Is that the BSFC plot for the ALH? The plots that Shizzler discussed seem like it fits a ALH tdi application except everything to the left of 1500 rpm. If you take your tdi and put it in 2nd or 3rd gear at 1000 rpm it most certainly doesn’t behave as if it had a 1200# horse hitched to it pulling; more like maybe 2-3 less than athletic guys trying to push it. Bear in mind that 1 hp at 1000 rpm is about 5 ft lb. I question if the ALH will produce 20 newton meters at 1000 rpm. If we accept this as a legitimate ALH tdi plot then we should have about 30 newton meters of torque at 1000 rpm. My tdi idles at approximately 1000 rpm where the engine is barely producing enough power to keep itself turning.

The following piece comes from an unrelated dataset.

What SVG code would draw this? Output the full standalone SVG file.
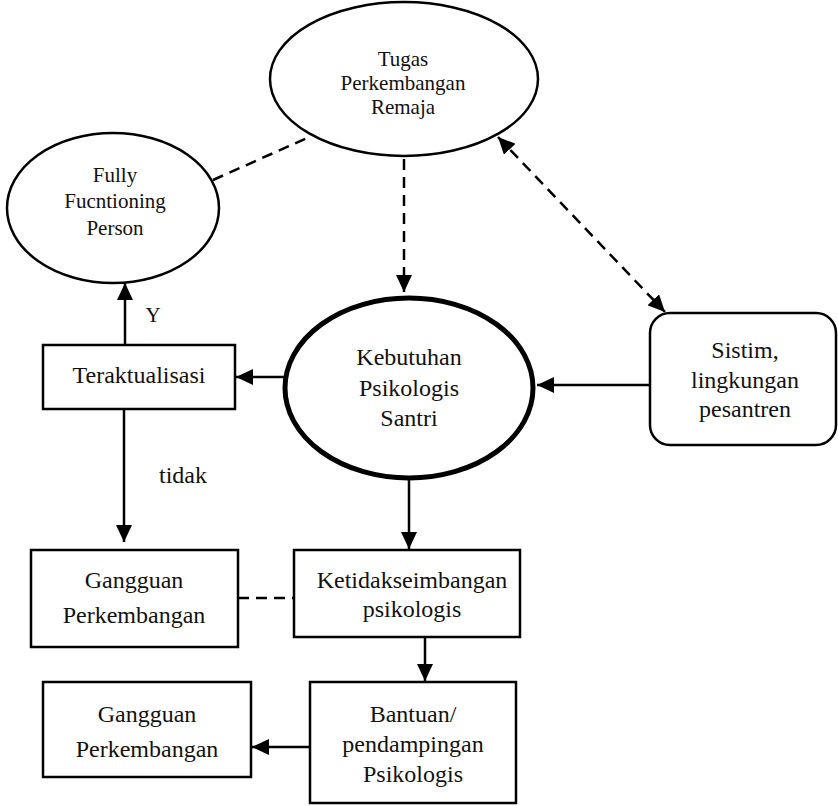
<svg xmlns="http://www.w3.org/2000/svg" width="838" height="806" viewBox="0 0 838 806">
<style>
  .shape { fill: #ffffff; stroke: #000000; stroke-width: 2.5; }
  .thick { fill: #ffffff; stroke: #000000; stroke-width: 5; }
  .line { fill: none; stroke: #000000; stroke-width: 2.5; }
  .dash { fill: none; stroke: #000000; stroke-width: 2.5; stroke-dasharray: 11 7; }
  text { font-family: "Liberation Serif", "Times New Roman", serif; fill: #111111; text-anchor: middle; }
  .sm { font-size: 21px; }
  .md { font-size: 24px; }
</style>
<defs>
  <marker id="arr" markerUnits="userSpaceOnUse" markerWidth="18" markerHeight="16" refX="17" refY="8" orient="auto-start-reverse">
    <path d="M0,0 L17,8 L0,16 Z" fill="#000000"/>
  </marker>
</defs>
<rect width="838" height="806" fill="#ffffff"/>

<g id="connectors">
  <line class="dash" x1="213" y1="180" x2="307" y2="138"/>
  <line class="dash" x1="404" y1="159" x2="404" y2="292" marker-end="url(#arr)"/>
  <line class="dash" x1="498" y1="137" x2="665" y2="312" marker-start="url(#arr)" marker-end="url(#arr)"/>
  <line class="line" x1="650" y1="385" x2="537" y2="385" marker-end="url(#arr)"/>
  <line class="line" x1="284" y1="377" x2="236" y2="377" marker-end="url(#arr)"/>
  <line class="line" x1="125" y1="345" x2="125" y2="283" marker-end="url(#arr)"/>
  <line class="line" x1="124" y1="409" x2="124" y2="542" marker-end="url(#arr)"/>
  <line class="line" x1="409" y1="478" x2="409" y2="549" marker-end="url(#arr)"/>
  <line class="dash" x1="238" y1="598" x2="294" y2="598"/>
  <line class="line" x1="425" y1="637" x2="425" y2="681" marker-end="url(#arr)"/>
  <line class="line" x1="310" y1="747" x2="252" y2="747" marker-end="url(#arr)"/>
  <text class="sm" x="153" y="322">Y</text>
  <text class="md" x="183" y="483">tidak</text>
</g>

<g id="tugas">
  <ellipse class="shape" cx="404" cy="79" rx="134" ry="77"/>
  <text class="sm" x="403" y="66">Tugas</text>
  <text class="sm" x="403" y="90">Perkembangan</text>
  <text class="sm" x="403" y="114">Remaja</text>
</g>

<g id="fully">
  <ellipse class="shape" cx="113" cy="208" rx="106" ry="75"/>
  <text class="sm" x="115" y="182">Fully</text>
  <text class="sm" x="115" y="208">Fucntioning</text>
  <text class="sm" x="115" y="235">Person</text>
</g>

<g id="kebutuhan">
  <ellipse class="thick" cx="409" cy="388" rx="124" ry="90"/>
  <text class="md" x="409" y="365">Kebutuhan</text>
  <text class="md" x="409" y="396">Psikologis</text>
  <text class="md" x="409" y="426">Santri</text>
</g>

<g id="sistim">
  <rect class="shape" x="650" y="313" width="186" height="132" rx="20" ry="20"/>
  <text class="md" x="745" y="358">Sistim,</text>
  <text class="md" x="745" y="388">lingkungan</text>
  <text class="md" x="745" y="417">pesantren</text>
</g>

<g id="teraktualisasi">
  <rect class="shape" x="43" y="345" width="192" height="64"/>
  <text class="md" x="139" y="383">Teraktualisasi</text>
</g>

<g id="gangguan1">
  <rect class="shape" x="31" y="550" width="207" height="97"/>
  <text class="md" x="134" y="588">Gangguan</text>
  <text class="md" x="134" y="623">Perkembangan</text>
</g>

<g id="ketidakseimbangan">
  <rect class="shape" x="294" y="550" width="226" height="87"/>
  <text class="md" x="412" y="588">Ketidakseimbangan</text>
  <text class="md" x="412" y="617">psikologis</text>
</g>

<g id="bantuan">
  <rect class="shape" x="310" y="682" width="206" height="121"/>
  <text class="md" x="413" y="722">Bantuan/</text>
  <text class="md" x="413" y="752">pendampingan</text>
  <text class="md" x="413" y="782">Psikologis</text>
</g>

<g id="gangguan2">
  <rect class="shape" x="43" y="682" width="208" height="95"/>
  <text class="md" x="147" y="722">Gangguan</text>
  <text class="md" x="147" y="757">Perkembangan</text>
</g>
</svg>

Who in his right mind would record or plot where the “400” and “500” g/kWh run so close together? Obviously the engine was having trouble producing power despite large amounts of fuel at that point. This couldn't have been done by technicians/engineers. It seems to me that this “picture” which does appears to be a typical bsfc plot was produced by artists on Madison Ave who extended the lines to the left of 1500. Someone pretty gullible sucked it up and posted it here at tdi.com.
If this plot is for a ALH then the left should start at 1500 maybe 1399.14159265… but certainly not 1000 rpm. If the axis starts at 0 or any rpm <1399-1500 the line representing the engine should not extend past 1400-1500.
How did this plot come to be accepted by tdiclub.com as a legitimate plot for a ALH?